Son problema de todos nosotros porque los hemos creado nosotros mismos. No es malo que la gente quiera vivir la noche, que se disfrace con las máscaras de la noche, que se desmaquille cada amanecer de la falta de espejos de la noche. Lo triste es que ese mundo rendido a la noche tenga que vivir, de esa manera, en contraposición a los dictados del otro mundo que vive el día y del que, quieran o no quieran, también nuestros chavales forman parte. Un mundo que quiere ignorar unas normas básicas de urbanidad, de civismo, de respeto. Un mundo que es cruel en tanto que la máscara permite siempre la tropelía: si eres invisible puedes pensar que tus pecados no existen.

Nuestros jóvenes y no tan jóvenes se saben a salvo en la noche. Hay mil historias en cada uno de ellos, en cada salida, en cada movida. Pequeños desamores y grandes estragos personales, confidencias, misterios, risas, romances. Nada que al día siguiente no absuelva una manguera a presión, o despertarse a media tarde, o pasar por una consulta de urgencias que suture un desgarrón o remedie atropellos de última hora. El mundo de la noche tiene su antifaz, el mundo del día sus anteojeras. No pasa nada, nunca. Hasta que pasa.

Culpa de todos nosotros. Culpa de nadie. No nos han educado, ni los hemos educado, para el trabajo ni para el ocio. Lo que sabemos, lo que saben, es por pura imitación, adoptando moldes, reviviendo poses. Creen que el teatro del teatro es la vida, y poco a poco consiguen que ambos dramas se parezcan.

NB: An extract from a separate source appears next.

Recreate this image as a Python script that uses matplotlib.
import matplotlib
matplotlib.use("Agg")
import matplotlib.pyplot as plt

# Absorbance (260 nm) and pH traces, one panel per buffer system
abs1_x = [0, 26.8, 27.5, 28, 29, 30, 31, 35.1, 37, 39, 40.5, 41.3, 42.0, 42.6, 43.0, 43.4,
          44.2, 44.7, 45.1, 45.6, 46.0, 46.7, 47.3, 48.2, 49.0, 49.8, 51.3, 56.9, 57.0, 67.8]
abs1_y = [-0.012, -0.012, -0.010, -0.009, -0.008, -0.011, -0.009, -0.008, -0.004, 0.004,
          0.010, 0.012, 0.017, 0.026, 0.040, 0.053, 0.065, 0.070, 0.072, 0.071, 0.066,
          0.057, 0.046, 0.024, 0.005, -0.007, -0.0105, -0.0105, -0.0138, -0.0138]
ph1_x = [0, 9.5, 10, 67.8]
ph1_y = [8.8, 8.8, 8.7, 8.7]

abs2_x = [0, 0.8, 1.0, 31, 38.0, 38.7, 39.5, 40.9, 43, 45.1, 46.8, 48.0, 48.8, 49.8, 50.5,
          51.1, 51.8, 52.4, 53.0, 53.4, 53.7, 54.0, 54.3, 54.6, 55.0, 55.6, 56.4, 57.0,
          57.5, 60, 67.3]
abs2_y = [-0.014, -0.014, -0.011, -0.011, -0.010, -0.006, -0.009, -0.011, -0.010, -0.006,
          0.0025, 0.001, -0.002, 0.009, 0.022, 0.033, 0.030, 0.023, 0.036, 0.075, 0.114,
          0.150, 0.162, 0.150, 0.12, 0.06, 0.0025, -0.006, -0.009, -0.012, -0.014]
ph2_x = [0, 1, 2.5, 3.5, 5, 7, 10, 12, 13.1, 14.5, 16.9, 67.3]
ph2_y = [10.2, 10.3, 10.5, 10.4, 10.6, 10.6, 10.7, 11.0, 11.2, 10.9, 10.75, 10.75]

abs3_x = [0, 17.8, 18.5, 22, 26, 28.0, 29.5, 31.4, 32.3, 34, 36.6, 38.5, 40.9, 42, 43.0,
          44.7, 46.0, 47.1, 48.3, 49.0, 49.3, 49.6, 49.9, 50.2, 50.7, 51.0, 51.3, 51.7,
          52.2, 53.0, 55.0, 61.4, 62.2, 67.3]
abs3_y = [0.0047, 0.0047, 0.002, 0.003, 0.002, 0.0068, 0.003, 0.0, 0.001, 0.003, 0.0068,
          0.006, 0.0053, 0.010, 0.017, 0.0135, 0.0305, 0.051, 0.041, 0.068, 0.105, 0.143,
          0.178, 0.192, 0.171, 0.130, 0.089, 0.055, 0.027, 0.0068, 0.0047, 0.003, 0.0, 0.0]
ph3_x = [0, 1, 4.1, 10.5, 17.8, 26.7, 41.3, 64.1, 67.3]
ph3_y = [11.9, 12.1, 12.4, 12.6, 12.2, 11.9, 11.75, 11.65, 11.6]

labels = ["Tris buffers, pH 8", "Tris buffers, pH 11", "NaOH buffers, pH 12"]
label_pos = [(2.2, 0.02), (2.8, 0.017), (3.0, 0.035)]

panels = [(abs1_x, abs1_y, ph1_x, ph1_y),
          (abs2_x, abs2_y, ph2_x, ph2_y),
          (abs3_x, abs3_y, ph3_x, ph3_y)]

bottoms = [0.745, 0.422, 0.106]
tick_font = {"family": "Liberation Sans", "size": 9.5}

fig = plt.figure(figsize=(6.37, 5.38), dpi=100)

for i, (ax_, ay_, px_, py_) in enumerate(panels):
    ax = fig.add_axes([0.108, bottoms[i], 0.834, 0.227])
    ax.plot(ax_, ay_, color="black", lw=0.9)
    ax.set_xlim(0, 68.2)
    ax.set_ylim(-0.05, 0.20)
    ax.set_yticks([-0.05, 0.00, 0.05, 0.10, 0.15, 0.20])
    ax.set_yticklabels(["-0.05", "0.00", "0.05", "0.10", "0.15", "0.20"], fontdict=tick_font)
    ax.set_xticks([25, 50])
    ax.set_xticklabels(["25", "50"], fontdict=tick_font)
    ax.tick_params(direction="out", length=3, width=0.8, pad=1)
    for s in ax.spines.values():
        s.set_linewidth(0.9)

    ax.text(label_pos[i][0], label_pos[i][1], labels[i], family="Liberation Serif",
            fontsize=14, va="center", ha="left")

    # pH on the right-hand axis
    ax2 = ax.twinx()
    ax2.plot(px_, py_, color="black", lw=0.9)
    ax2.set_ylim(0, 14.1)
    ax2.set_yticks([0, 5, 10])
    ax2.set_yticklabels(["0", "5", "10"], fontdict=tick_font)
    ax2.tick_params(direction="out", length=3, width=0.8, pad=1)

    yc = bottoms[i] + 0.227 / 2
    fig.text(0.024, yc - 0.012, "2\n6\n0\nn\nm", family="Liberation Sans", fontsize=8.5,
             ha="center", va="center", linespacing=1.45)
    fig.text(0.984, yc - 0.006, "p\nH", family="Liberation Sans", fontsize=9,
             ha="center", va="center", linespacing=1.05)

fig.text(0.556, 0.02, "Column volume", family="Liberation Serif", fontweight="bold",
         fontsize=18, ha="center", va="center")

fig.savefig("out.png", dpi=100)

Y se tiran al pilón, mientras el mundo del día cierra los ojos y atranca los postigos, y ellos imitan actitudes sin saber que en la vida real la sangre no es un líquido pastoso hecho de caramelo y tomate, ni los accidentes de campana se saldan con un buen equipo de efectos especiales. Algunos creen que la noche no pasa factura, que todos los errores se borran con los primeros rayos de sol. Y no saben que detrás del relampagueo de un cuchillo no hay ninguna cámara ni ningún director que después grite “¡Corten!”.